Clipboard gauntlet

When not working or wasting time writing blog entries, I like to spend time reading and pounding coffee on Boulder’s venerated Pearl Street Mall when the weather is pleasant (and this time of year, that’s the case virtually every day). This is in spite of the fact that this four-block hippified zone is choked with people of all shapes, sizes, and — most notably — smells.

I decided today that I may have to avoid the place altogether. And it’s not because of the panhandlers, the teenage girls obliviously wandering along in rows of six, or the “musicians” who inexplicably believe that people want to listen to them strum and croon with all of the polish and panache of a gibbon injected with ketamine and given an electric ukelele.

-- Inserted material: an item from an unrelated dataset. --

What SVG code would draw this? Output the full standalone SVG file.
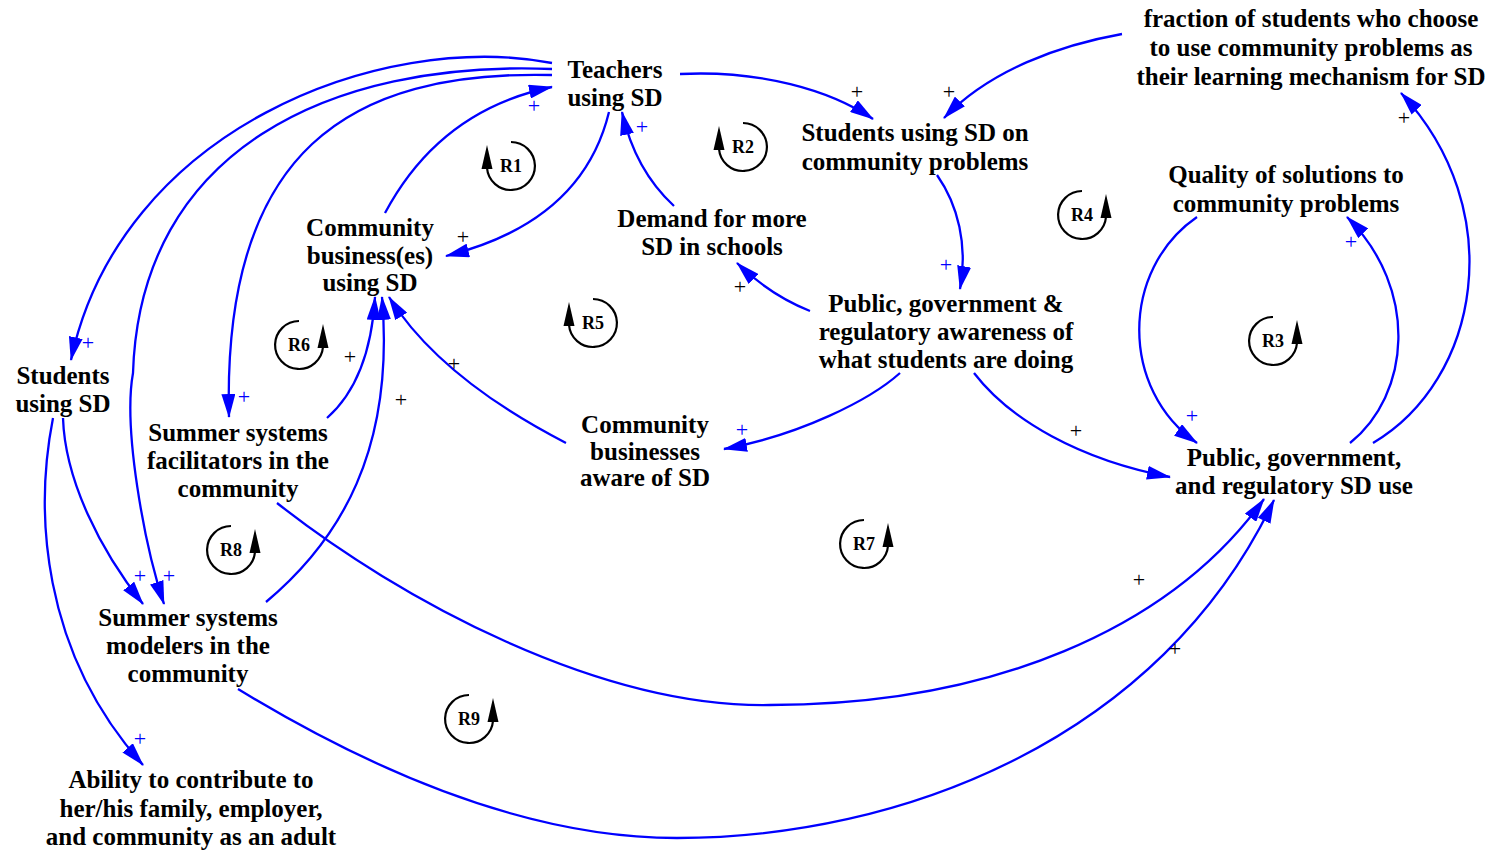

It’s the Clipboard Brigade. They’re fucking relentless.

By way of explanation, there are countless young volunteers for various organizations patrolling the place on days like today (i.e., every day). These groups are what you’d expect — Planned Parenthood, Greenpeace, Feed the Hungry-Ass Children, Save the Goddamned Environment. (I made up the last two, but the real names are close.) They stand smack in the way of passerby wielding clipboards and try to snag you by catching you unawares: “How are you doing today! What’s your name, man?” Then up comes the clipboard and thus begins the spiel. They’re telemarketers in the flesh. And if you listen to the spiel and tell them you’re declining to contribute, they just move to the next step in the rhetorical algorithm unless you flat-out walk off, in which case they cheerfully order you to have a great day.

The problem isn’t that I don’t like these organizations or the minions they have dispatched to represent them. I like their causes and their passion. The problem is that there are so goddamned many of them that avoiding them is like an elaborate video game. If you see one ahead and figure you can dodge her by switching to the other lane of the mall, you’ll just discover another one stationed over there, because they anticipate this.

I’ve also tried the talk-on-cell-phone trick, the talk-animatedly-to-myself gambit, and the cold stare. Only the latter helps at all. I’ll sometimes engage them briefly with the lie that I already give to their organization, something they really can’t argue with even if they know you’re lying. I do in fact donate to Planned Parenthood, but I guess I need to give even more so that eventually every potential solicitor is demolished in utero.

This is a real problem for benign misanthropes who prefer to negotiate large crowds in a de facto bubble. Even the panhandlers don’t try to get your attention this aggressively; they simply hold up cardboard signs. Actually, there’s an idea; if I dress in rags and avoid showering — hardly a stretch for me — then the Clipboard Brigade will identify me as a member of Team Will Beg For Booze Money and I can live out my days on the mall in relative peace.

2 thoughts on “Clipboard gauntlet”

  1. Lol I find people freaked out by us canvassers to be so funny. You can just ignore us, or say no thanks, most people do. The truth of the matter is, yes we all have a speech, yes we are trained to respond in certain ways, yes we are doing a job, but the work we do does more to build movements and get people involved than mail and email combined. (Did you know that 60% of child sponsors for Save the Children are people who signed up with canvassers?) Is it really that much of a burden to say “no thank you” a few times if you don’t want to get involved? We’re not there to talk to you anyway, we’re there to raise awareness and to get the people who want to help on board with what we’re doing. Most people wouldn’t think about the orgs we canvass for unless they run into us, nor do they know most of the information we have to give. We are there to raise awareness, build grassroots support and give people a voice. This is exactly how any great social changes have been made. By relentless people with clipboards. It’s part of the democratic process. The fact it annoys or bothers a few people in the process is just fine by me. All the amazing conversations I have with supporters, and all the people who have told me they wouldn’t have known what’s going on or wouldn’t have sought to invest until they talked to me, that’s why it’s worthwhile work. If you don’t like it, well just keep walking and have a great day!

    -Planned Parenthood Action Fund Canvasser in NYC.

  2. I’m not “annoyed or bothered” off by the aims of these organizations (in fact, I have routinely donated to PP and although I usually do so online, I once signed up with a canvasser in Denver) and I’m not saying that your efforts themselves are either futile or offensive. I’m just noting that it’s difficult to zone out when there are a zillion of you around. Those of us who have been socialized to be cordial to people don’t like looking someone in the eye and saying “no thanks” a dozen times a day, is all.

    I suspect given the timing and content, which addresses a number of issues outside the scope of my post, that this is very much a canned speech that you post to various blogs. That if nothing else is apt.